> _Exercise instructions_
State the number of lines below in which the word "chart" appears. Nothing else belongs in the answer.

--- --- ---

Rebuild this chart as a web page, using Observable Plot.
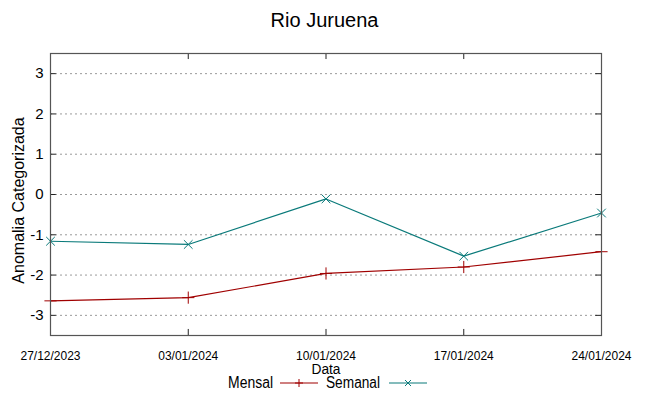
<!DOCTYPE html>
<html>
<head>
<meta charset="utf-8">
<script src="https://cdn.jsdelivr.net/npm/d3@7"></script>
<script src="https://cdn.jsdelivr.net/npm/@observablehq/plot@0.6"></script>
<style>
  body { margin: 0; background: #fff; width: 649px; height: 396px; position: relative; overflow: hidden; }
  #title { height: 40px; line-height: 40px; text-align: center; font-family: "Liberation Sans", Arial, sans-serif; font-size: 20px; color: #000; }
  #legend { position: absolute; top: 370px; left: 0; width: 649px; height: 24px; }
</style>
</head>
<body>
<div id="title">Rio Juruena</div>
<div id="chart"></div>
<div id="legend"></div>
<script>
const datas = ["2023-12-27", "2024-01-03", "2024-01-10", "2024-01-17", "2024-01-24"];
const mensal = [-2.64, -2.56, -1.96, -1.80, -1.42];
const semanal = [-1.16, -1.24, -0.11, -1.53, -0.46];
const yTicks = [-3, -2, -1, 0, 1, 2, 3];
const seriesNames = ["Mensal", "Semanal"];
const seriesColors = ["#a00000", "#0a7a7a"];

const dates = datas.map(s => new Date(s + "T00:00:00Z"));
const rows = [];
dates.forEach((d, i) => {
  rows.push({date: d, value: mensal[i], serie: seriesNames[0]});
  rows.push({date: d, value: semanal[i], serie: seriesNames[1]});
});
const xMin = dates[0], xMax = dates[dates.length - 1];
const tickLenT = 7 * 3600 * 1000; // horizontal tick length in time
const fmt = d3.utcFormat("%d/%m/%Y");

const chart = Plot.plot({
  width: 649,
  height: 340,
  marginLeft: 50,
  marginRight: 48,
  marginTop: 13,
  marginBottom: 45,
  style: {fontFamily: "'Liberation Sans', Arial, sans-serif", background: "#fff", color: "#000"},
  x: {type: "utc", domain: [xMin, xMax]},
  y: {domain: [-3.5, 3.5]},
  color: {domain: seriesNames, range: seriesColors},
  marks: [
    Plot.ruleY(yTicks, {y: d => d, stroke: "#9a9a9a", strokeWidth: 1, strokeDasharray: "2,3"}),
    Plot.axisY({ticks: yTicks, tickSize: 0, tickPadding: 7, fontSize: 15, label: null, tickFormat: d => String(d).replace("−", "-")}),
    Plot.axisX({ticks: dates, tickSize: 0, tickPadding: 15, fontSize: 13, tickFormat: fmt, label: null}),
    Plot.text(["Anomalia Categorizada"], {frameAnchor: "left", dx: -32, dy: 6, rotate: -90, textAnchor: "middle", fontSize: 16, text: d => d}),
    Plot.text(["Data"], {frameAnchor: "bottom", dy: 38, fontSize: 14, text: d => d}),
    Plot.ruleX(dates, {x: d => d, y1: -3.5, y2: -3.35, stroke: "#222"}),
    Plot.ruleX(dates, {x: d => d, y1: 3.5, y2: 3.35, stroke: "#222"}),
    Plot.ruleY(yTicks, {y: d => d, x1: xMin, x2: new Date(+xMin + tickLenT), stroke: "#222"}),
    Plot.ruleY(yTicks, {y: d => d, x1: xMax, x2: new Date(+xMax - tickLenT), stroke: "#222"}),
    Plot.line(rows, {x: "date", y: "value", z: "serie", stroke: "serie", strokeWidth: 1.2}),
    Plot.dot(rows.filter(r => r.serie === "Mensal"), {x: "date", y: "value", symbol: "plus", r: 4, stroke: "serie", strokeWidth: 1}),
    Plot.dot(rows.filter(r => r.serie === "Semanal"), {x: "date", y: "value", symbol: "times", r: 4, stroke: "serie", strokeWidth: 1}),
    Plot.frame({stroke: "#555", strokeWidth: 1.2})
  ]
});
document.getElementById("chart").appendChild(chart);

// condense x tick labels and axis title (narrow font look)
chart.querySelectorAll('g[aria-label="x-axis tick label"] text').forEach(t => {
  t.setAttribute("textLength", 60);
  t.setAttribute("lengthAdjust", "spacingAndGlyphs");
});
chart.querySelectorAll('g[aria-label="text"] text').forEach(t => {
  if (t.textContent === "Data") {
    t.setAttribute("textLength", 29);
    t.setAttribute("lengthAdjust", "spacingAndGlyphs");
  }
});

// legend
const NS = "http://www.w3.org/2000/svg";
const leg = document.getElementById("legend");
const ls = document.createElementNS(NS, "svg");
ls.setAttribute("width", 649); ls.setAttribute("height", 24);
leg.appendChild(ls);
const items = [
  {name: seriesNames[0], color: seriesColors[0], textX: 228, w: 45, lineX: 280, sym: "plus"},
  {name: seriesNames[1], color: seriesColors[1], textX: 326, w: 54, lineX: 389, sym: "times"}
];
items.forEach(it => {
  const t = document.createElementNS(NS, "text");
  t.setAttribute("x", it.textX); t.setAttribute("y", 18);
  t.setAttribute("font-family", "Liberation Sans, Arial, sans-serif");
  t.setAttribute("font-size", 16);
  t.setAttribute("textLength", it.w);
  t.setAttribute("lengthAdjust", "spacingAndGlyphs");
  t.textContent = it.name;
  ls.appendChild(t);
  const l = document.createElementNS(NS, "line");
  l.setAttribute("x1", it.lineX); l.setAttribute("x2", it.lineX + 38);
  l.setAttribute("y1", 13); l.setAttribute("y2", 13);
  l.setAttribute("stroke", it.color); l.setAttribute("stroke-width", 1.2);
  ls.appendChild(l);
  const cx = it.lineX + 19, cy = 13;
  const p = document.createElementNS(NS, "path");
  p.setAttribute("d", it.sym === "plus"
    ? `M${cx},${cy - 4}V${cy + 4}M${cx - 4},${cy}H${cx + 4}`
    : `M${cx - 3},${cy - 3}L${cx + 3},${cy + 3}M${cx - 3},${cy + 3}L${cx + 3},${cy - 3}`);
  p.setAttribute("stroke", it.color); p.setAttribute("stroke-width", 1);
  ls.appendChild(p);
});
</script>
</body>
</html>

--- --- ---

> _Exercise result_
6